**Task to complete**:
Which lines hold the word "this"? Copy each of them.

**Dataset extract**:
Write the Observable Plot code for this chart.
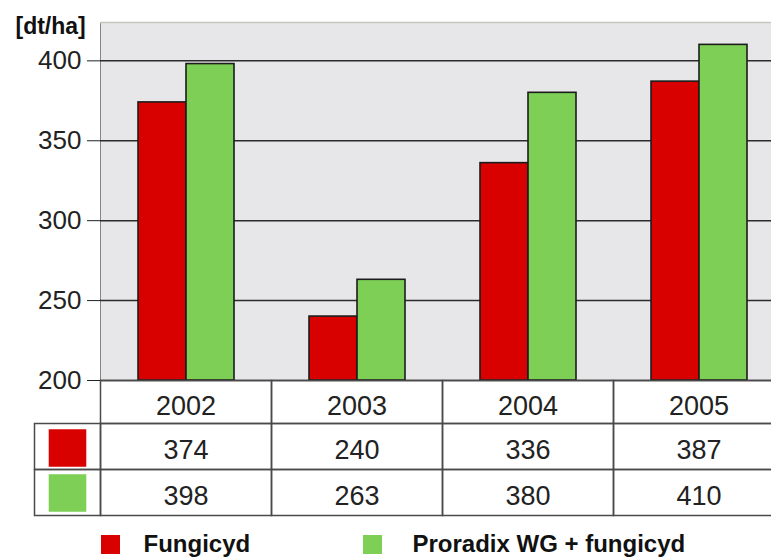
<!DOCTYPE html>
<html><head><meta charset="utf-8">
<script src="https://cdn.jsdelivr.net/npm/d3@7"></script>
<script src="https://cdn.jsdelivr.net/npm/@observablehq/plot@0.6"></script>
<style>html,body{margin:0;padding:0;background:#fff;overflow:hidden;width:771px;height:557px}</style>
</head><body><div id="chart"></div>
<script>
// ---- data ----
const years = ["2002", "2003", "2004", "2005"];
const seriesNames = ["Fungicyd", "Proradix WG + fungicyd"];
const fungicyd = [374, 240, 336, 387];
const proradix = [398, 263, 380, 410];
const yTicks = [200, 250, 300, 350, 400];
const yMax = 424;
const unitLabel = "[dt/ha]";
const colors = ["#d90000", "#7dcf56"];

const seriesValues = [fungicyd, proradix];
const rows = years.flatMap((year, i) =>
  seriesNames.map((series, s) => ({year, series, value: seriesValues[s][i]})));

// ---- layout ----
const W = 784, H = 557, mT = 22, mB = 177, mL = 100, mR = 0;
const plotH = H - mT - mB;
const rowTops = [0, 43, 89];
const rowHs = [43, 46, 46];
const textDy = [34, 78, 124];
const swatchDy = [67.5, 112.5];
const legendDx = [[10, 43], [272, 312]];
const legendDy = 164;
const gridColor = "#2b2b2b";
const tableColor = "#4a4a4a";

const tableFrames = rowTops.map((t, r) => Plot.frame({
  insetTop: plotH + t, insetBottom: -(t + rowHs[r]),
  stroke: tableColor, strokeWidth: 1.5
}));
const legendColFrames = [1, 2].map(r => Plot.frame({
  facet: "super",
  insetLeft: -66, insetRight: W - mL - mR,
  insetTop: plotH + rowTops[r], insetBottom: -(rowTops[r] + rowHs[r]),
  stroke: tableColor, strokeWidth: 1.5
}));

const chart = Plot.plot({
  width: W, height: H,
  marginTop: mT, marginBottom: mB, marginLeft: mL, marginRight: mR,
  style: {fontFamily: "'Liberation Sans', Arial, sans-serif", fontSize: "26px", color: "#222", maxWidth: "none", background: "transparent"},
  fx: {domain: years, padding: 0, axis: null},
  x: {domain: seriesNames, paddingInner: 0, paddingOuter: 0.78, axis: null},
  y: {domain: [yTicks[0], yMax], ticks: yTicks, tickSize: 13, tickPadding: 6, label: null, line: true},
  color: {domain: seriesNames, range: colors},
  marks: [
    Plot.frame({facet: "super", fill: "#e7e7e9", stroke: "none"}),
    Plot.ruleY([yMax], {stroke: "#c6c6c0", strokeWidth: 1.5}),
    Plot.ruleY(yTicks, {stroke: gridColor, strokeWidth: 1.5}),
    Plot.barY(rows, {fx: "year", x: "series", y1: yTicks[0], y2: "value", fill: "series", stroke: "#1c1c1c", strokeWidth: 1.6}),
    ...tableFrames,
    ...legendColFrames,
    Plot.text(years, {fx: d => d, text: d => d, frameAnchor: "bottom", dy: textDy[0], fontSize: 27, fill: "#222"}),
    ...seriesNames.map((s, i) => Plot.text(rows.filter(d => d.series === s), {
      fx: "year", text: d => String(d.value), frameAnchor: "bottom", dy: textDy[i + 1], fontSize: 27, fill: "#222"
    })),
    ...seriesNames.map((s, i) => Plot.dot([s], {
      facet: "super", frameAnchor: "bottom-left", dx: -33, dy: swatchDy[i],
      symbol: "square", r: 21.2, fill: d => d, stroke: "none"
    })),
    ...seriesNames.map((s, i) => Plot.dot([s], {
      facet: "super", frameAnchor: "bottom-left", dx: legendDx[i][0], dy: legendDy,
      symbol: "square", r: 10.7, fill: d => d, stroke: "none"
    })),
    ...seriesNames.map((s, i) => Plot.text([s], {
      facet: "super", frameAnchor: "bottom-left", dx: legendDx[i][1], dy: legendDy + 7,
      text: d => d, textAnchor: "start", fontSize: 24, fontWeight: "bold", fill: "#111"
    })),
    Plot.text([unitLabel], {
      facet: "super", frameAnchor: "top-left", dx: -85, dy: -5,
      text: d => d, textAnchor: "start", fontSize: 23, fontWeight: "bold", fill: "#111"
    })
  ]
});
document.getElementById("chart").appendChild(chart);
</script>
</body></html>
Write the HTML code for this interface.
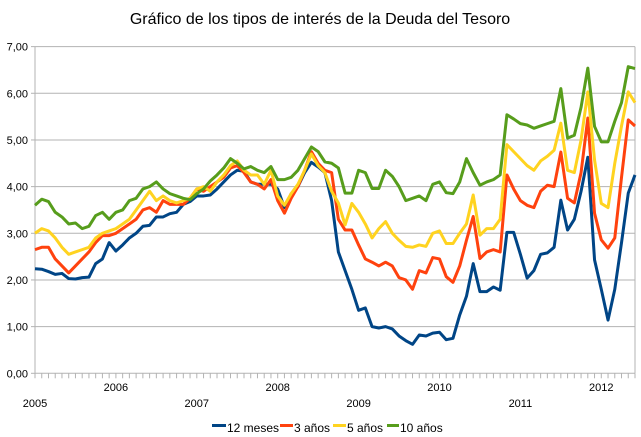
<!DOCTYPE html>
<html><head><meta charset="utf-8"><style>
html,body{margin:0;padding:0;background:#fff;}
svg{display:block;font-family:"Liberation Sans",sans-serif;}
</style></head><body>
<svg id="chart" width="641" height="437" viewBox="0 0 641 437">
<text x="320" y="24" text-anchor="middle" font-size="16" fill="#000">Gráfico de los tipos de interés de la Deuda del Tesoro</text>
<g id="grid"></g>
<g id="axes"></g>
<g id="series"></g>
<g font-size="12">
<g><rect x="212" y="424" width="14" height="3" fill="#004586"/><text x="227" y="432">12 meses</text></g>
<g><rect x="280" y="424" width="13" height="3" fill="#ff420e"/><text x="294" y="432">3 años</text></g>
<g><rect x="333" y="424" width="13" height="3" fill="#ffd320"/><text x="347" y="432">5 años</text></g>
<g><rect x="387" y="424" width="12" height="3" fill="#579d1c"/><text x="400" y="432">10 años</text></g>
</g>
</svg>
<script>
const yTicks=[0,1,2,3,4,5,6,7];
const yearLabels=["2005","2006","2007","2008","2009","2010","2011","2012"];
const seriesNames=["12 meses","3 años","5 años","10 años"];
const m12=[2.24,2.23,2.18,2.12,2.14,2.03,2.02,2.05,2.06,2.35,2.45,2.8,
2.62,2.75,2.9,3.0,3.15,3.17,3.35,3.35,3.42,3.45,3.62,3.68,
3.8,3.8,3.82,3.95,4.1,4.25,4.35,4.33,4.1,4.05,4.05,4.05,
3.95,3.55,3.85,4.0,4.3,4.52,4.42,4.3,3.7,2.6,2.2,1.8,
1.35,1.4,1.0,0.97,1.0,0.95,0.8,0.7,0.62,0.82,0.8,0.86,
0.88,0.72,0.75,1.25,1.65,2.35,1.75,1.75,1.85,1.78,3.02,3.02,
2.55,2.04,2.2,2.55,2.58,2.7,3.71,3.07,3.3,3.9,4.63,2.43,
1.8,1.14,1.8,2.8,3.86,4.25];
const a3=[2.65,2.7,2.7,2.45,2.3,2.15,2.3,2.45,2.6,2.8,2.95,2.95,
3.0,3.1,3.2,3.3,3.5,3.55,3.45,3.7,3.62,3.62,3.62,3.75,
3.95,3.9,4.0,4.1,4.2,4.4,4.45,4.3,4.1,4.05,3.95,4.15,
3.7,3.43,3.75,4.0,4.35,4.75,4.5,4.35,4.3,3.3,3.07,3.07,
2.75,2.45,2.38,2.3,2.38,2.3,2.05,2.0,1.8,2.2,2.15,2.48,
2.45,2.07,1.95,2.3,2.85,3.36,2.46,2.6,2.65,2.6,4.25,3.95,
3.7,3.6,3.55,3.9,4.03,4.0,4.74,3.75,3.65,4.3,5.47,3.43,
2.86,2.68,2.9,4.2,5.43,5.3];
const a5=[3.0,3.1,3.05,2.9,2.7,2.55,2.6,2.65,2.7,2.9,3.0,3.05,
3.1,3.2,3.3,3.5,3.7,3.9,3.7,3.8,3.7,3.65,3.7,3.75,
3.95,4.0,3.9,4.1,4.25,4.45,4.55,4.35,4.25,4.25,4.05,4.35,
3.8,3.6,3.85,4.05,4.35,4.7,4.45,4.3,3.9,3.65,3.18,3.64,
3.45,3.2,2.9,3.1,3.25,3.0,2.85,2.72,2.7,2.75,2.72,3.0,
3.05,2.78,2.78,3.0,3.2,3.82,2.96,3.1,3.1,3.3,4.9,4.75,
4.6,4.45,4.35,4.55,4.65,4.78,5.36,4.35,4.3,5.0,6.03,4.57,
3.64,3.55,4.5,5.3,6.03,5.8];
const a10=[3.6,3.73,3.68,3.45,3.35,3.2,3.22,3.1,3.15,3.38,3.45,3.3,
3.45,3.5,3.7,3.75,3.95,4.0,4.1,3.95,3.85,3.8,3.75,3.72,
3.85,3.95,4.12,4.25,4.4,4.6,4.5,4.38,4.43,4.35,4.3,4.43,
4.15,4.15,4.2,4.35,4.6,4.85,4.75,4.53,4.5,4.4,3.86,3.86,
4.35,4.3,3.96,3.96,4.35,4.22,4.0,3.7,3.75,3.8,3.7,4.05,
4.1,3.87,3.85,4.1,4.6,4.3,4.03,4.1,4.15,4.25,5.54,5.45,
5.35,5.32,5.25,5.3,5.35,5.4,6.1,5.04,5.1,5.7,6.54,5.29,
4.96,4.96,5.4,5.8,6.57,6.53];
const NS="http://www.w3.org/2000/svg";
const X0=35,X1=635,Y0=373.3,YPU=46.67;
const n=m12.length;
function xs(i){return X0+i*(X1-X0)/(n-1);}
function ys(v){return Y0-v*YPU;}
function mk(tag,attrs,parent){const e=document.createElementNS(NS,tag);for(const k in attrs)e.setAttribute(k,attrs[k]);parent.appendChild(e);return e;}
const grid=document.getElementById('grid'),axes=document.getElementById('axes'),ser=document.getElementById('series');
yTicks.forEach(t=>{
  if(t>0){const l=mk('line',{x1:X0,x2:X1,y1:ys(t),y2:ys(t),stroke:'#b3b3b3','stroke-width':1},grid);
  
  }
  const tx=mk('text',{x:28,y:ys(t)+4,'text-anchor':'end','font-size':11,fill:'#000'},axes);
  tx.textContent=t.toFixed(2).replace('.',',');
  
  
  const tk=mk('line',{x1:X0-4,x2:X0,y1:ys(t),y2:ys(t),stroke:'#b3b3b3'},axes);
  
  
});
const ya=mk('line',{x1:X0,x2:X0,y1:ys(7),y2:Y0,stroke:'#b3b3b3'},axes);


const rb=mk('line',{x1:X1,x2:X1,y1:ys(7),y2:Y0,stroke:'#b3b3b3'},axes);


const xa=mk('line',{x1:X0,x2:X1,y1:Y0,y2:Y0,stroke:'#b3b3b3'},axes);


for(let i=0;i<n;i++){
  const tk=mk('line',{x1:xs(i),x2:xs(i),y1:Y0,y2:Y0+5,stroke:'#b3b3b3'},axes);
  
  
}
yearLabels.forEach((y,k)=>{
  const tx=mk('text',{x:xs(k*12),y:(k%2?391:407),'text-anchor':'middle','font-size':11,fill:'#000'},axes);
  tx.textContent=y;
  
  
});
const colors=['#004586','#ff420e','#ffd320','#579d1c'];
const names=['line-12-meses','line-3-anos','line-5-anos','line-10-anos'];
[m12,a3,a5,a10].forEach((arr,s)=>{
  const d=arr.map((v,i)=>(i?'L':'M')+xs(i).toFixed(2)+' '+ys(v).toFixed(2)).join(' ');
  const p=mk('path',{d:d,fill:'none',stroke:colors[s],'stroke-width':3,'stroke-linejoin':'round'},ser);
  
  
});
</script>
</body></html>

**Written response**:
Write the Observable Plot code for this chart.
Write the HTML code for this interface.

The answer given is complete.